Reuters, citing academic papers and analysts, reports that some top Chinese institutions with ties to the People’s Liberation Army (PLA) have built an AI tool for potential military applications using Meta’s publicly available large language model Llama. The publication reviewed a June research paper in which six Chinese researchers from three institutions discussed using an early version of Llama as a base to create "ChatBIT."
The researchers used Llama 2 13B to build a military-focused AI tool, incorporating their own parameters to collect and process intelligence and provide reliable data for operational decision-making.
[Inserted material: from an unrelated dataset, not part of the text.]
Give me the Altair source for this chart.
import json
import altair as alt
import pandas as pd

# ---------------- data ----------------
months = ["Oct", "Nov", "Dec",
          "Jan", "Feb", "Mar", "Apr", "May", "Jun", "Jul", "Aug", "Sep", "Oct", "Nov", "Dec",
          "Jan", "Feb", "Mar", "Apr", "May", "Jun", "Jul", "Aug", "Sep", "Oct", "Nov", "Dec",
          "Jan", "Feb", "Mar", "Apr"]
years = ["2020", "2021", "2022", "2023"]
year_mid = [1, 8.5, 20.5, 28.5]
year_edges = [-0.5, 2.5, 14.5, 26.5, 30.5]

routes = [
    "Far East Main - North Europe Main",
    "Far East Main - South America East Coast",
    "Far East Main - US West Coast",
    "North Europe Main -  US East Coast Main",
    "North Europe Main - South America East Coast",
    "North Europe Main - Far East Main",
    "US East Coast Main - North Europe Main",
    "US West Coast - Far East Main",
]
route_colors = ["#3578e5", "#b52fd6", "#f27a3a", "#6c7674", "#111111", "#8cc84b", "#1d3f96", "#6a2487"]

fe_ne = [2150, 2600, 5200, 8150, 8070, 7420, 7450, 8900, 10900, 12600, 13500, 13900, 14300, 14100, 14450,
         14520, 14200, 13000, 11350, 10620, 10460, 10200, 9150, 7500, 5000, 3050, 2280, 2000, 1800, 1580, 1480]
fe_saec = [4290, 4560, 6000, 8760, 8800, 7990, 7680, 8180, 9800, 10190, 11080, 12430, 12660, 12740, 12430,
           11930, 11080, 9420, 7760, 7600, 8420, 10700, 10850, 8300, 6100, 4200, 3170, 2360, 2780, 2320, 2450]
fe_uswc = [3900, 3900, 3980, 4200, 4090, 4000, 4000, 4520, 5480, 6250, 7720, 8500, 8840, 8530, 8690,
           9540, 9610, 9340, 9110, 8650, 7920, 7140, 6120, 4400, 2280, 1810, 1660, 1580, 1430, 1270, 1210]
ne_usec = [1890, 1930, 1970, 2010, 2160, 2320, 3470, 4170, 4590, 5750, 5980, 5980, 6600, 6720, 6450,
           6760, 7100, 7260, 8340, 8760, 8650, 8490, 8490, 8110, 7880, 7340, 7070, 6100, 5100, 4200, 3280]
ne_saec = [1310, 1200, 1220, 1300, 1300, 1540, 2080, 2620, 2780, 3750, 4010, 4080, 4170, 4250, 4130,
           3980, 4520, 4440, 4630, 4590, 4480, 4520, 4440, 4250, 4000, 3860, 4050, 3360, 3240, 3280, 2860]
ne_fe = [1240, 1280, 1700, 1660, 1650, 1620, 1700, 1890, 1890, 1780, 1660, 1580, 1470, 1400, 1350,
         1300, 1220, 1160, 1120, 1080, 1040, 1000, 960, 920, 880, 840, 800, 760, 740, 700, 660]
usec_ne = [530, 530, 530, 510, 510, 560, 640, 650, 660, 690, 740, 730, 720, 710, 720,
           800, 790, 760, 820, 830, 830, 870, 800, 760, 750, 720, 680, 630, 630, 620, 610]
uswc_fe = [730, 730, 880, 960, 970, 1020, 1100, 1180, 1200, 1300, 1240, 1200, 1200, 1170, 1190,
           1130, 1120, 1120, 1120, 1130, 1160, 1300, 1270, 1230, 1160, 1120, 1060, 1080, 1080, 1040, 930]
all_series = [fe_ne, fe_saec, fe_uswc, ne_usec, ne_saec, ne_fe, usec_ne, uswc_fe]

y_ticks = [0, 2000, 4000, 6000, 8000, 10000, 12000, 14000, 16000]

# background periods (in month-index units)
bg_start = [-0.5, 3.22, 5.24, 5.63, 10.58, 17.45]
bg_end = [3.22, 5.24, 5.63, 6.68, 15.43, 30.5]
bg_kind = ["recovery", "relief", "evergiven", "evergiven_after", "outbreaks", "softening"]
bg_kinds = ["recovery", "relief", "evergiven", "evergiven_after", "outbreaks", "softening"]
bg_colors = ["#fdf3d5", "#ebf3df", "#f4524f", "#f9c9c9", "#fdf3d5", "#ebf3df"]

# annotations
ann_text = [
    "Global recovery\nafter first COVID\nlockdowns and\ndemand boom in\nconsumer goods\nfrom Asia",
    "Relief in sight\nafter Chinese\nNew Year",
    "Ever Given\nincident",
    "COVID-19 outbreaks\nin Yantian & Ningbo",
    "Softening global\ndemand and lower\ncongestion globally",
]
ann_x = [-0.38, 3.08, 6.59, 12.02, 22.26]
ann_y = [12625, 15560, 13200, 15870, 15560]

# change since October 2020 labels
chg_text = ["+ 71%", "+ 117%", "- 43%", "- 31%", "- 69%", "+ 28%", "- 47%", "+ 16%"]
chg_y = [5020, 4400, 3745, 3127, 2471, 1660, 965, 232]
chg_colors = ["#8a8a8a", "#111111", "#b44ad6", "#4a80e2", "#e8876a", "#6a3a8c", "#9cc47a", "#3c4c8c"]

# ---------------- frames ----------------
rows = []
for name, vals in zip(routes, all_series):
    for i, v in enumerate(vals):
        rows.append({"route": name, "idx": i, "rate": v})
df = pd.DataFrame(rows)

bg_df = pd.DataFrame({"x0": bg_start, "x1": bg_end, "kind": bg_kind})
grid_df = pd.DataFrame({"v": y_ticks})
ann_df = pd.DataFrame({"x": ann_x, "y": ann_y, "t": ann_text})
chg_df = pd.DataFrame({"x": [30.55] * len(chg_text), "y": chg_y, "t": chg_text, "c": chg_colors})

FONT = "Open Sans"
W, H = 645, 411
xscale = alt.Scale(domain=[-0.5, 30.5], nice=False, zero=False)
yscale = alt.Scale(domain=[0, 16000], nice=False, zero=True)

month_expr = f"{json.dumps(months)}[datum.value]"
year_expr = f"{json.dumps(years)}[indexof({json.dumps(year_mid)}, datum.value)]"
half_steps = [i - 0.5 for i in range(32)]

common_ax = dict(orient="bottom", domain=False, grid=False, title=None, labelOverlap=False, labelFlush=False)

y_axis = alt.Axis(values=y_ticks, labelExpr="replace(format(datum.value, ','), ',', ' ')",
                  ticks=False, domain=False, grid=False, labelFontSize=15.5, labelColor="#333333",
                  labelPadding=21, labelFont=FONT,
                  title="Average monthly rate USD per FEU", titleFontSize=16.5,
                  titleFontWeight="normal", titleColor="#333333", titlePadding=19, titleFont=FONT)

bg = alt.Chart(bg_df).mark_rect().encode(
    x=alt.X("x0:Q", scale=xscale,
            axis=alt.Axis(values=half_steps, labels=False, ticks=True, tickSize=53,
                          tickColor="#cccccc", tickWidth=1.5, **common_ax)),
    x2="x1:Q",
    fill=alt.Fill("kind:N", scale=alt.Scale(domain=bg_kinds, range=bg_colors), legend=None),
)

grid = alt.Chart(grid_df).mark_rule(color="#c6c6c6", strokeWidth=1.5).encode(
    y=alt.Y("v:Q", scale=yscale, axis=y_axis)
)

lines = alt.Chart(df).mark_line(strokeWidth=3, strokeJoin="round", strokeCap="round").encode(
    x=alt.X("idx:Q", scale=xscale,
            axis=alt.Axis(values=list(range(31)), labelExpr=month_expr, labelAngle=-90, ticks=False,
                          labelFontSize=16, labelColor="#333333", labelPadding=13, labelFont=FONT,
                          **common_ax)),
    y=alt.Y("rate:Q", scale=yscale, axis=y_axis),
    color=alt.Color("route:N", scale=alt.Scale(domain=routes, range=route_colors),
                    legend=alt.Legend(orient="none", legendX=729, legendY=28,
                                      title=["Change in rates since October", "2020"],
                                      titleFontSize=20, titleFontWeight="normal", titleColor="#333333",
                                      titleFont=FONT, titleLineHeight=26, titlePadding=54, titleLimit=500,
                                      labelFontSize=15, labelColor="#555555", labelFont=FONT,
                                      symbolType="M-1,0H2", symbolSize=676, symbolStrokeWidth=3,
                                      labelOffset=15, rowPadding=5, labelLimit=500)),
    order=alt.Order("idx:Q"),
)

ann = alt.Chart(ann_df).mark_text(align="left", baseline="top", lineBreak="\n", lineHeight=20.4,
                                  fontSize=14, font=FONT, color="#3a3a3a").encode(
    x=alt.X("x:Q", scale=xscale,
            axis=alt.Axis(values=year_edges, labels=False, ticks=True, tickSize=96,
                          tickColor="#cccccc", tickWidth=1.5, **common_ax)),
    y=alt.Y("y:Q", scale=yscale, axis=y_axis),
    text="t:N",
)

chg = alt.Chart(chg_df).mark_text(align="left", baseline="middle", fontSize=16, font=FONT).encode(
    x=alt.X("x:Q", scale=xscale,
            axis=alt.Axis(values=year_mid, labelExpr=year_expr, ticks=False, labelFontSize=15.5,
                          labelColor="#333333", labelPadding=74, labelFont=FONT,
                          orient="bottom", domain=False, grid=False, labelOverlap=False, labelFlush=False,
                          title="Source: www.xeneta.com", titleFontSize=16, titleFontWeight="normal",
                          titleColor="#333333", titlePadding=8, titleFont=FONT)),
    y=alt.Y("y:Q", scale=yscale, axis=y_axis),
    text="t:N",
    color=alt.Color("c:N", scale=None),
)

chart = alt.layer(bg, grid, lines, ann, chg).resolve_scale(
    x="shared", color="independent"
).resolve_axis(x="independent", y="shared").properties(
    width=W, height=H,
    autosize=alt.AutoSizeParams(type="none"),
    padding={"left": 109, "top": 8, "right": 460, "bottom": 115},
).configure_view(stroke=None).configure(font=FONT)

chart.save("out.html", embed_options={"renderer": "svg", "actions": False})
ChatBIT was "optimised for dialogue and question-answering tasks in the military field", as per the paper.
According to the paper, ChatBIT outscored some other AI models, which were about 90% as capable as GPT-4. However, the researchers didn't discuss how they defined performance or whether the AI model was implemented somewhere.
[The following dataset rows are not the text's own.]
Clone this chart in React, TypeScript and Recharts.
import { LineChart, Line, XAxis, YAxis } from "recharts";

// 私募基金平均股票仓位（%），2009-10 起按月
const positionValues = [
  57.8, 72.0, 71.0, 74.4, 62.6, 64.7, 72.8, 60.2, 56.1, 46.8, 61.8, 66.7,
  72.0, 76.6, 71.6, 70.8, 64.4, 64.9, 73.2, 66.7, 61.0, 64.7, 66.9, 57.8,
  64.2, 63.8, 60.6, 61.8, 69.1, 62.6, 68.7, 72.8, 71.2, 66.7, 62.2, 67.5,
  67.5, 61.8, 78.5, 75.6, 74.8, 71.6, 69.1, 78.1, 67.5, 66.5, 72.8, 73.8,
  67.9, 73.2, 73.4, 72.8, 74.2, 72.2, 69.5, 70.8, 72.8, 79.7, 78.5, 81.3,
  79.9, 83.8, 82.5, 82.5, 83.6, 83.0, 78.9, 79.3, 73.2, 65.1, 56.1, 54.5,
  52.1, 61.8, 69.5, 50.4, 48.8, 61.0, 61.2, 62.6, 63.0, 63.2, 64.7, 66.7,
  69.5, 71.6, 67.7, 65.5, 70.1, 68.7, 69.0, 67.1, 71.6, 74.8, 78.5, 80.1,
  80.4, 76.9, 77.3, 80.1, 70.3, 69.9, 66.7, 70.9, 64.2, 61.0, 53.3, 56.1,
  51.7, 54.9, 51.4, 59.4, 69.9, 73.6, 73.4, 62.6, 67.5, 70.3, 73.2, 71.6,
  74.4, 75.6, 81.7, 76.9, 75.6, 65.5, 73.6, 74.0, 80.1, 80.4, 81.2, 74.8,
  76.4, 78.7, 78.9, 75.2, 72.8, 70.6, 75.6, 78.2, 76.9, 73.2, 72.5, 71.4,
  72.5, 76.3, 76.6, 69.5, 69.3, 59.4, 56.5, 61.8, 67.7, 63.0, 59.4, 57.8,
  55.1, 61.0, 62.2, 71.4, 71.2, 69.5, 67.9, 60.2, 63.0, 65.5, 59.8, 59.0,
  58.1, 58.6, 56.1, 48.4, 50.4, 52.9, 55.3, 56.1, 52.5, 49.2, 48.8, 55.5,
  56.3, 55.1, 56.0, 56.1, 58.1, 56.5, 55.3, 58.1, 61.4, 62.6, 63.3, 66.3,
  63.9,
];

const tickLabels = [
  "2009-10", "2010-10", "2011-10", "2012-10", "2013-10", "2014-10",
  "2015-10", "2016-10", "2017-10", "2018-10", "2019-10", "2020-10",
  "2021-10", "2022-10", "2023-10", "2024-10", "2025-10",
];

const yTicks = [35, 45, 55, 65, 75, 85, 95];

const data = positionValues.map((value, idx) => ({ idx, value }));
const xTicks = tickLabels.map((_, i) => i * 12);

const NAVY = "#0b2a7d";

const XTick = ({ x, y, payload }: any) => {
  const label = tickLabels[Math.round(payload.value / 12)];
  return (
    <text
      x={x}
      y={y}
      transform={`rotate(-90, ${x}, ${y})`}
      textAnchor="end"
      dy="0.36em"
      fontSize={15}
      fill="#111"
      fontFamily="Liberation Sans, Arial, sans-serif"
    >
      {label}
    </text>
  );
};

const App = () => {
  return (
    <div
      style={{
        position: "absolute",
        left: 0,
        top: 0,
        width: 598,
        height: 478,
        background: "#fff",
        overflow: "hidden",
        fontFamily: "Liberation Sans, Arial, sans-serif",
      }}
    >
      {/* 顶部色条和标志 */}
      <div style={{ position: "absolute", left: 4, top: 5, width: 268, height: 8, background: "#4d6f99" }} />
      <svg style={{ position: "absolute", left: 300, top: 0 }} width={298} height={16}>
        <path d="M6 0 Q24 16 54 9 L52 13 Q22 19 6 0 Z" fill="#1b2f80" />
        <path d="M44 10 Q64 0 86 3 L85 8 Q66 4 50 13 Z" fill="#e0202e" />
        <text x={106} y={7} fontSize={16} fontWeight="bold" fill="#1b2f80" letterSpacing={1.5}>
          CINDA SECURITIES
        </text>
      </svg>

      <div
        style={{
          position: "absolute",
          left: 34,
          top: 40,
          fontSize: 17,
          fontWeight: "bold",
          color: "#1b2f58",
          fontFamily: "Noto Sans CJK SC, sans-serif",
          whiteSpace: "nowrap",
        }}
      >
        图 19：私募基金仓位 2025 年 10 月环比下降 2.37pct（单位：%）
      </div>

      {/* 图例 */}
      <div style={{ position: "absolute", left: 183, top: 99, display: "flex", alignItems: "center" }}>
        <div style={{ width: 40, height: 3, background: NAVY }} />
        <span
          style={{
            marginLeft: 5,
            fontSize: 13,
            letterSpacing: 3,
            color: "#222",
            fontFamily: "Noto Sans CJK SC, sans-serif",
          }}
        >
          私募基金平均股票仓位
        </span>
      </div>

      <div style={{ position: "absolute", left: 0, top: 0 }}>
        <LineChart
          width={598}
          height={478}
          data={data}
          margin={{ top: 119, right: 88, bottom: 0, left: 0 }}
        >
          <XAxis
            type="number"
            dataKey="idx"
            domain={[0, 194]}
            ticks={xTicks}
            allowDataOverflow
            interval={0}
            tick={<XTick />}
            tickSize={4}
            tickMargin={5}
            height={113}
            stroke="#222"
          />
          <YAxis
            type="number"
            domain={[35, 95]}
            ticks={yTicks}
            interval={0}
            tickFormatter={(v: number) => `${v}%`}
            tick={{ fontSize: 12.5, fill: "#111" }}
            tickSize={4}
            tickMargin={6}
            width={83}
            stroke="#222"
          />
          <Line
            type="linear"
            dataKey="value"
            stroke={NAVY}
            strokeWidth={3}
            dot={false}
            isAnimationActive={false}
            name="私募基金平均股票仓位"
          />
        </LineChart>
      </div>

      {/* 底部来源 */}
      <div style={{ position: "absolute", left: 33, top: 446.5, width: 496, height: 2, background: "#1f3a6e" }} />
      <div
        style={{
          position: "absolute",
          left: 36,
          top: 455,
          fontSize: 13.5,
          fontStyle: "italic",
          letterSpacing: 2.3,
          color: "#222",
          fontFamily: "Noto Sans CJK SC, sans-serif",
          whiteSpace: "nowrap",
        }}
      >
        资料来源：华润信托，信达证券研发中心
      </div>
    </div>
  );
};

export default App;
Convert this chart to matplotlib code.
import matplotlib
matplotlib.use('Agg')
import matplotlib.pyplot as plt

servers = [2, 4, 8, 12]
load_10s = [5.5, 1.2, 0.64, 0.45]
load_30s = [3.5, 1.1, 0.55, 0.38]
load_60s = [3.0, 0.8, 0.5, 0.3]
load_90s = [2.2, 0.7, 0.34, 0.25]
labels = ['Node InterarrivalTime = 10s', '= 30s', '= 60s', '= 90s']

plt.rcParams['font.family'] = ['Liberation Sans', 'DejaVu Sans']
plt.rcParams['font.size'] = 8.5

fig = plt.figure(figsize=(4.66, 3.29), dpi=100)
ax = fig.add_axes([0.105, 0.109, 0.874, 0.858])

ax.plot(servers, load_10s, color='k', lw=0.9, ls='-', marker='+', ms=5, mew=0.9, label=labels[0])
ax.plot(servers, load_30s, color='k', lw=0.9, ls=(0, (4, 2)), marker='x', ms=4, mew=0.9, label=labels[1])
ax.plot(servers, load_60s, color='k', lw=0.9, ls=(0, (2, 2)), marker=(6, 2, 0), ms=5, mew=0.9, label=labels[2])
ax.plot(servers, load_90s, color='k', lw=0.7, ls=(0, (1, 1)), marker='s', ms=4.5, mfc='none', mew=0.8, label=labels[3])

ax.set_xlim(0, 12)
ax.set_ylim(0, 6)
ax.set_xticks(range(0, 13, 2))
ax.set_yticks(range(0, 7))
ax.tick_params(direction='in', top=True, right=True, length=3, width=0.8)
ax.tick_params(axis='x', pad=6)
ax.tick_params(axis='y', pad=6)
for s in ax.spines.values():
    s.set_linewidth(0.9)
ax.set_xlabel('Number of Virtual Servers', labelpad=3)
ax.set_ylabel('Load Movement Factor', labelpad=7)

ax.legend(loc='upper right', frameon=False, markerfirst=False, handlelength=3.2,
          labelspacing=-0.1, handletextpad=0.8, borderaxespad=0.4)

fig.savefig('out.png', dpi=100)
While the exact capabilities of ChatBIT remain unknown, the researchers noted that the model includes only 100,000 military dialogue records, which is far less compared to other large language models.
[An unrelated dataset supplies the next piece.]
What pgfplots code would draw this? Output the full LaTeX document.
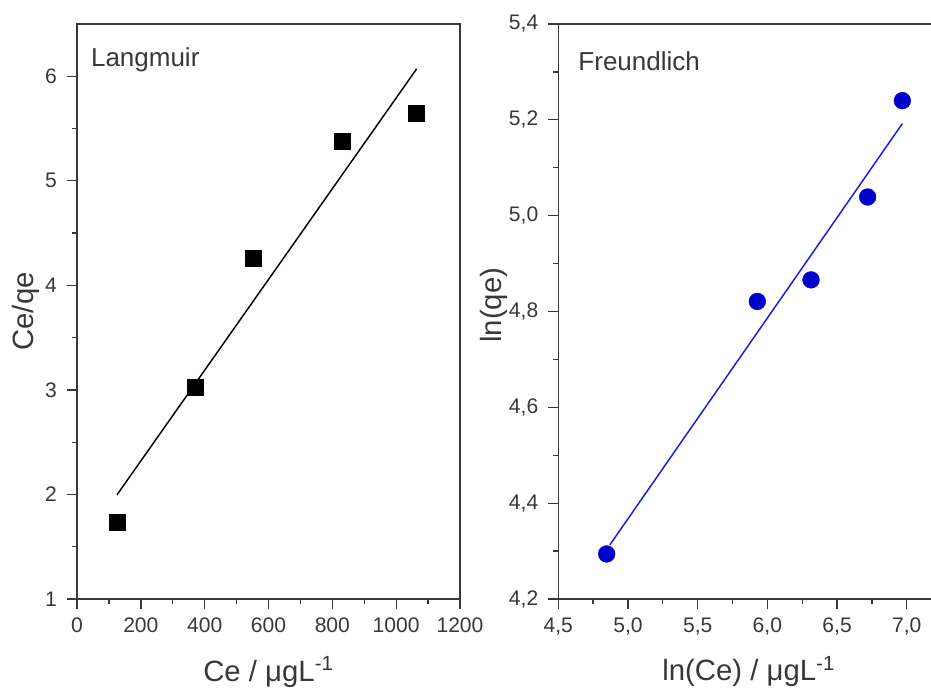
\documentclass[border=0pt]{standalone}
\usepackage{pgfplots}
\pgfplotsset{compat=1.18}
\usepackage{fontspec}
\setmainfont{Liberation Sans}
\definecolor{axgray}{gray}{0.22}
\definecolor{fblue}{RGB}{0,0,204}
\definecolor{lblue}{RGB}{20,30,225}
\begin{document}
\begin{tikzpicture}
\pgfplotsset{
  common/.style={
    scale only axis,
    height=431.25pt,
    axis line style={axgray, line width=1.1pt},
    tick style={axgray, line width=1pt},
    tick align=outside,
    major tick length=7.5pt,
    minor tick length=3.75pt,
    xtick pos=bottom,
    ytick pos=left,
    ticklabel style={font=\fontsize{15.8}{18}\selectfont, text=axgray},
    xticklabel style={yshift=-3pt},
    yticklabel style={xshift=-4pt},
    label style={font=\fontsize{22}{26}\selectfont, text=axgray},
    /pgf/number format/assume math mode=true,
    clip=false,
  }
}
\begin{axis}[common,
  at={(57.75pt,-449.25pt)}, anchor=south west,
  width=287.25pt,
  xmin=0, xmax=1200, ymin=1, ymax=6.5,
  xtick={0,200,...,1200}, minor x tick num=1,
  ytick={1,2,3,4,5,6}, minor y tick num=1,
  /pgf/number format/1000 sep={},
  xlabel={Ce / μgL\textsuperscript{-1}},
  ylabel={Ce/qe},
  xlabel style={at={(axis description cs:0.5,-0.1426)}, anchor=base},
  ylabel style={at={(axis description cs:-0.114,0.5)}, anchor=base, rotate=0},
]
\addplot[only marks, mark=square*, mark size=6pt, mark options={fill=black, draw=black, line width=0.5pt}]
  coordinates {(125,1.73) (372,3.02) (552,4.255) (832,5.375) (1064,5.65)};
\addplot[no marks, black, line width=1.1pt]
  coordinates {(125,1.995) (1064,6.07)};
\node[anchor=base west, inner sep=0pt, font=\fontsize{19.5}{23}\selectfont, text=axgray]
  at (rel axis cs:0.036,0.926) {Langmuir};
\end{axis}
\begin{axis}[common,
  at={(418.7pt,-449.25pt)}, anchor=south west,
  width=282.3pt,
  xmin=4.5, xmax=7.2, ymin=4.2, ymax=5.4,
  xtick={4.5,5.0,...,7.0}, minor x tick num=1,
  ytick={4.2,4.4,...,5.4}, minor y tick num=1,
  /pgf/number format/.cd, use comma, fixed, fixed zerofill, precision=1,
  /pgfplots/.cd,
  xlabel={ln(Ce) / μgL\textsuperscript{-1}},
  ylabel={ln(qe)},
  xlabel style={at={(axis description cs:0.506,-0.1426)}, anchor=base},
  ylabel style={at={(axis description cs:-0.150,0.511)}, anchor=base, rotate=0},
]
\addplot[only marks, mark=*, mark size=6.3pt, mark options={fill=fblue, draw=fblue, line width=0.3pt}]
  coordinates {(4.847,4.294) (5.928,4.821) (6.313,4.866) (6.719,5.039) (6.968,5.240)};
\addplot[no marks, lblue, line width=1.1pt]
  coordinates {(4.87,4.313) (6.968,5.192)};
\node[anchor=base west, inner sep=0pt, font=\fontsize{19.5}{23}\selectfont, text=axgray]
  at (rel axis cs:0.053,0.919) {Freundlich};
\end{axis}
\pgfresetboundingbox
\useasboundingbox (0,0) rectangle (698.25pt,-516pt);
\end{tikzpicture}
\end{document}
According to Joelle Pineau, a vice president of AI Research at Meta, "That's a drop in the ocean compared to most of these models (that) are trained with trillions of tokens so … it really makes me question what do they actually achieve here in terms of different capabilities."
A company spokesperson pointed out that China is making trillion-dollar investments to beat the US in the AI game, and the field already has global competition, calling the alleged role of an outdated American open-source model "irrelevant."
While Meta promotes the openness of its AI model, the company has put some restrictions on its use. For instance, it requires services with more than 700 million users to obtain a license from the company. The company also restricts the use of its models for "military, warfare, nuclear industries or applications, espionage," the publication notes.
The public availability of Meta's AI models makes it harder to implement the rules. Meta's director of public policy Molly Montgomery told Reuters: "Any use of our models by the People's Liberation Army is unauthorized and contrary to our acceptable use policy."